▶ [What is being asked]: Scan the lines below for the word "matplotlib". Copy each line you find it in.

▶ [Available data]:

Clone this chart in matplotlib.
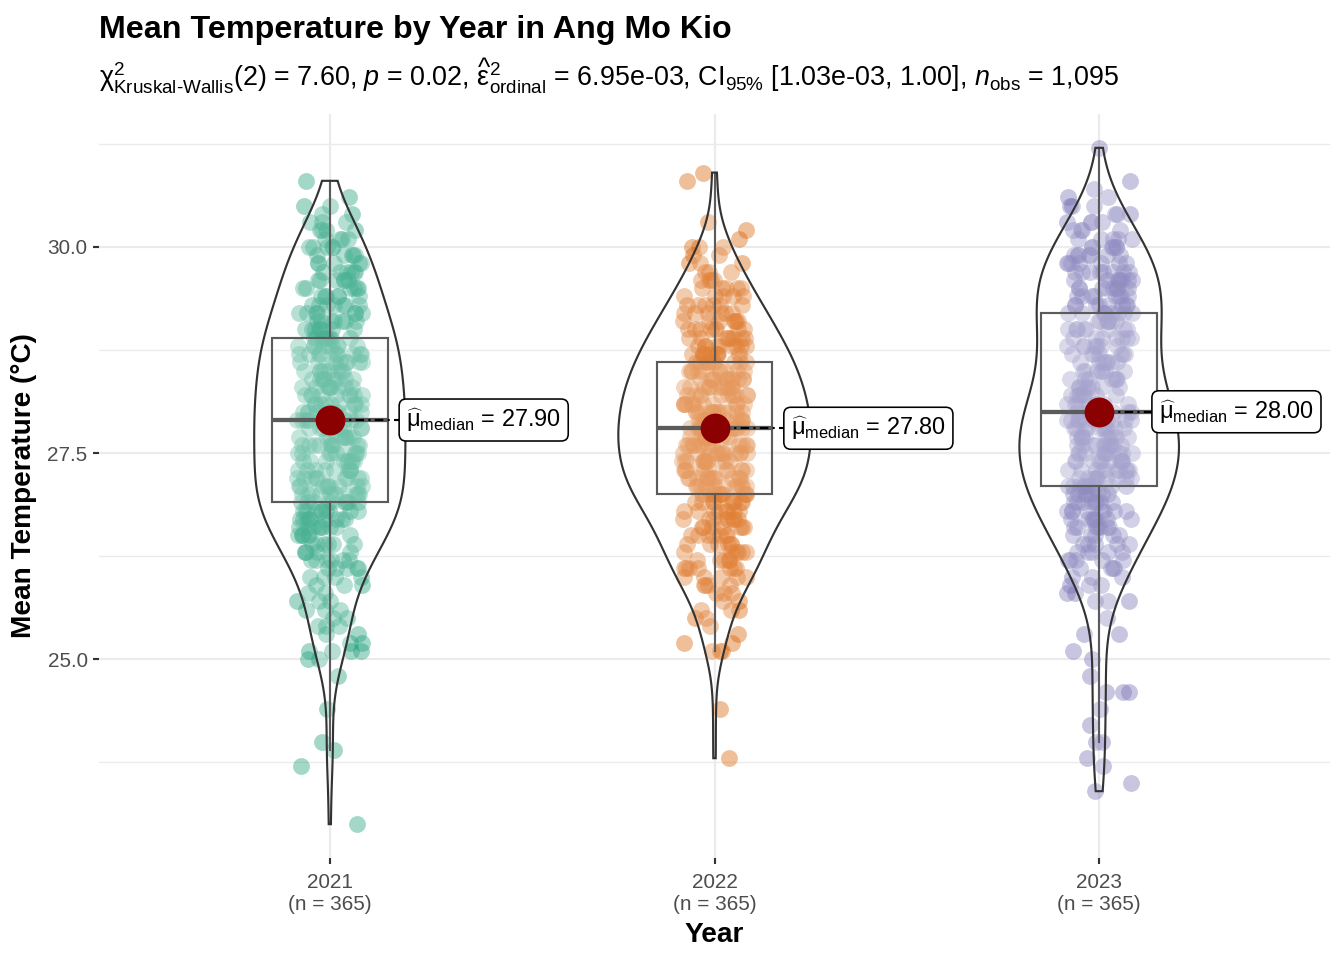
import numpy as np
import matplotlib
matplotlib.use("Agg")
import matplotlib.pyplot as plt
from matplotlib.patches import Rectangle, Polygon

# daily mean temperature as (value, count) per 0.1 degree
years = ["2021", "2022", "2023"]
colors = ["#1B9E77", "#D95F02", "#7570B3"]

temps_2021 = [23.0, 23.7, 23.9, 24.0, 24.4, 24.8,
              25.0, 25.1, 25.2, 25.3, 25.4,
              25.5, 25.6, 25.7, 25.8, 25.9, 26.0, 26.1, 26.2, 26.3, 26.4, 26.5, 26.6, 26.7, 26.8,
              26.9, 27.0, 27.1, 27.2, 27.3, 27.4, 27.5, 27.6, 27.7, 27.8,
              27.9,
              28.0, 28.1, 28.2, 28.3, 28.4, 28.5, 28.6, 28.7, 28.8,
              28.9,
              29.0, 29.1, 29.2, 29.3, 29.4, 29.5, 29.6, 29.7, 29.8, 29.9, 30.0, 30.1, 30.2, 30.3, 30.4, 30.5, 30.6,
              30.8]
counts_2021 = [1, 1, 1, 1, 1, 1,
               2, 4, 2, 2, 3,
               2, 3, 3, 2, 3, 4, 5, 6, 5, 6, 7, 8, 9, 9,
               9, 10, 9, 9, 9, 9, 9, 9, 9, 9,
               10,
               9, 9, 9, 9, 9, 8, 9, 9, 9,
               8,
               8, 7, 7, 7, 6, 6, 6, 6, 5, 5, 5, 4, 4, 3, 2, 2, 1,
               1]

temps_2022 = [23.8, 24.4,
              25.1, 25.2, 25.3, 25.4, 25.5, 25.6, 25.7, 25.8, 25.9,
              26.0, 26.1, 26.2, 26.3, 26.4, 26.5, 26.6, 26.7, 26.8, 26.9,
              27.0, 27.1, 27.2, 27.3, 27.4, 27.5, 27.6, 27.7,
              27.8,
              27.9, 28.0, 28.1, 28.2, 28.3, 28.4, 28.5,
              28.6,
              28.7, 28.8, 28.9, 29.0, 29.1, 29.2, 29.3, 29.4, 29.5, 29.6, 29.7, 29.8, 29.9, 30.0, 30.1, 30.2, 30.3,
              30.8, 30.9]
counts_2022 = [1, 1,
               3, 2, 1, 1, 2, 3, 2, 3, 4,
               5, 7, 5, 6, 6, 7, 7, 8, 8, 9,
               11, 11, 11, 11, 12, 12, 12, 11,
               12,
               12, 12, 11, 11, 11, 11, 10,
               10,
               9, 9, 8, 8, 7, 6, 6, 5, 5, 4, 3, 3, 2, 3, 1, 1, 1,
               1, 1]

temps_2023 = [23.4, 23.5, 23.7, 23.8, 24.0, 24.2, 24.4, 24.6, 24.8, 25.0, 25.1, 25.3, 25.5,
              25.7, 25.8, 25.9, 26.0, 26.1, 26.2, 26.3, 26.4, 26.5, 26.6, 26.7, 26.8, 26.9, 27.0,
              27.1, 27.2, 27.3, 27.4, 27.5, 27.6, 27.7, 27.8, 27.9,
              28.0,
              28.1, 28.2, 28.3, 28.4, 28.5, 28.6, 28.7, 28.8, 28.9, 29.0, 29.1,
              29.2,
              29.3, 29.4, 29.5, 29.6, 29.7, 29.8, 29.9, 30.0, 30.1, 30.2, 30.3, 30.4, 30.5, 30.6, 30.7, 30.8,
              31.2]
counts_2023 = [1, 1, 1, 1, 2, 1, 1, 3, 1, 1, 1, 2, 1,
               3, 2, 3, 3, 4, 5, 5, 5, 5, 7, 8, 8, 8, 8,
               10, 10, 10, 10, 10, 10, 10, 10, 11,
               10,
               8, 8, 8, 7, 7, 7, 7, 7, 7, 8, 7,
               8,
               8, 8, 8, 8, 8, 7, 7, 6, 5, 4, 4, 3, 3, 2, 1, 1,
               1]

title = "Mean Temperature by Year in Ang Mo Kio"
subtitle = (r"$\mathrm{\chi}^{2}_{\text{Kruskal-Wallis}}$(2) = 7.60, $\mathit{p}$ = 0.02, "
            r"$\widehat{\mathrm{\varepsilon}}^{2}_{\mathrm{ordinal}}$ = 6.95e-03, "
            r"CI$_{95\%}$ [1.03e-03, 1.00], $\mathit{n}_{\mathrm{obs}}$ = 1,095")

plt.rcParams["font.family"] = ["Liberation Sans", "DejaVu Sans"]
plt.rcParams["mathtext.fontset"] = "custom"
plt.rcParams["mathtext.rm"] = "Liberation Sans"
plt.rcParams["mathtext.it"] = "Liberation Sans:italic"
plt.rcParams["mathtext.bf"] = "Liberation Sans:bold"

groups = [np.repeat(temps_2021, counts_2021),
          np.repeat(temps_2022, counts_2022),
          np.repeat(temps_2023, counts_2023)]


def nrd0(v):
    q1, q3 = np.percentile(v, [25, 75])
    return 0.9 * min(np.std(v, ddof=1), (q3 - q1) / 1.34) * len(v) ** -0.2


def density(v, grid):
    bw = nrd0(v)
    z = (grid[:, None] - v[None, :]) / bw
    return np.exp(-0.5 * z ** 2).sum(axis=1) / (len(v) * bw * np.sqrt(2 * np.pi))


grids = [np.linspace(v.min(), v.max(), 512) for v in groups]
dens = [density(v, g) for v, g in zip(groups, grids)]
dmax = max(d.max() for d in dens)

fig = plt.figure(figsize=(7, 5), dpi=192)
ax = fig.add_axes([99 / 1344, 102 / 960, 1231 / 1344, 744 / 960])

labels = []
for i, v in enumerate(groups):
    pos = i + 1
    n = len(v)
    k = np.arange(n) + 1 + 400 * i
    # deterministic hash jitter (horizontal position only)
    jit = ((np.sin(k * 12.9898) * 43758.5453) % 1 - 0.5) * 0.17
    ax.scatter(pos + jit, v, s=40, color=colors[i], alpha=0.4, linewidths=0, zorder=2)

    # boxplot
    q1, med, q3 = np.percentile(v, [25, 50, 75])
    iqr = q3 - q1
    lo = v[v >= q1 - 1.5 * iqr - 1e-9].min()
    hi = v[v <= q3 + 1.5 * iqr + 1e-9].max()
    ax.add_patch(Rectangle((pos - 0.15, q1), 0.3, q3 - q1, facecolor=(1, 1, 1, 0.2),
                           edgecolor="#333333", lw=0.8, zorder=3))
    ax.plot([pos - 0.15, pos + 0.15], [med, med], color="#333333", lw=1.6, zorder=3,
            solid_capstyle="butt")
    ax.plot([pos, pos], [q3, hi], color="#333333", lw=0.8, zorder=3)
    ax.plot([pos, pos], [lo, q1], color="#333333", lw=0.8, zorder=3)

    # violin
    hw = 0.25 * dens[i] / dmax
    xs = np.concatenate([pos - hw, (pos + hw)[::-1]])
    ys = np.concatenate([grids[i], grids[i][::-1]])
    ax.add_patch(Polygon(np.column_stack([xs, ys]), closed=True, facecolor=(1, 1, 1, 0.2),
                         edgecolor="#333333", lw=0.8, zorder=4))

    # median point + label
    ax.plot([pos, pos + 0.4], [med, med], color="black", lw=0.8,
            linestyle=(0, (1, 2, 4, 2)), zorder=5)
    ax.scatter([pos], [med], s=125, color="#8B0000", linewidths=0, zorder=6)
    t = ax.text(pos + 0.4, med, r"$\widehat{\mathrm{\mu}}_{\mathrm{median}}$ = %.2f" % med,
                ha="center", va="center", fontsize=8.8, zorder=7,
                bbox=dict(boxstyle="round,pad=0.3,rounding_size=0.3", facecolor="white",
                          edgecolor="black", lw=0.6))
    labels.append((t, pos + 0.4, med))

lo_all = min(v.min() for v in groups)
hi_all = max(v.max() for v in groups)
span = hi_all - lo_all
ax.set_ylim(lo_all - 0.05 * span, hi_all + 0.05 * span)
ax.set_xlim(0.4, 3.6)

ax.set_yticks([25.0, 27.5, 30.0])
ax.set_yticklabels(["25.0", "27.5", "30.0"])
ax.set_yticks([23.75, 26.25, 28.75, 31.25], minor=True)
ax.set_xticks([1, 2, 3])
ax.set_xticklabels([f"{y}\n(n = {len(v)})" for y, v in zip(years, groups)], linespacing=1.2)

ax.grid(which="major", color="#EBEBEB", lw=0.8, zorder=0)
ax.grid(which="minor", axis="y", color="#EBEBEB", lw=0.5, zorder=0)
ax.set_axisbelow(True)
for s in ax.spines.values():
    s.set_visible(False)
ax.tick_params(which="major", length=2.3, width=0.8, color="#333333",
               labelcolor="#4D4D4D", labelsize=7.8)
ax.tick_params(axis="x", which="major", pad=3.5)
ax.tick_params(axis="y", which="major", pad=2)
ax.tick_params(which="minor", length=0)

ax.set_xlabel("Year", fontsize=10.5, fontweight="bold", labelpad=3)
ax.set_ylabel("Mean Temperature (°C)", fontsize=10.5, fontweight="bold", labelpad=4)

fig.text(99 / 1344, 1 - 38 / 960, title, fontsize=12.1, fontweight="bold", va="baseline")
fig.text(99 / 1344, 1 - 87 / 960, subtitle, fontsize=10.1, va="baseline")

# keep labels inside the panel, like ggrepel does
fig.canvas.draw()
renderer = fig.canvas.get_renderer()
ax_right = ax.get_window_extent(renderer).x1 - 9
for t, x, y in labels:
    bb = t.get_bbox_patch().get_window_extent(renderer)
    over = bb.x1 - ax_right
    if over > 0:
        px = ax.transData.transform((x, y))
        nx = ax.transData.inverted().transform((px[0] - over, px[1]))[0]
        t.set_position((nx, y))

fig.savefig("out.png", dpi=192)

▶ [Finished task]:
Clone this chart in matplotlib.
import matplotlib
matplotlib.use("Agg")
import matplotlib.pyplot as plt
from matplotlib.patches import Rectangle, Polygon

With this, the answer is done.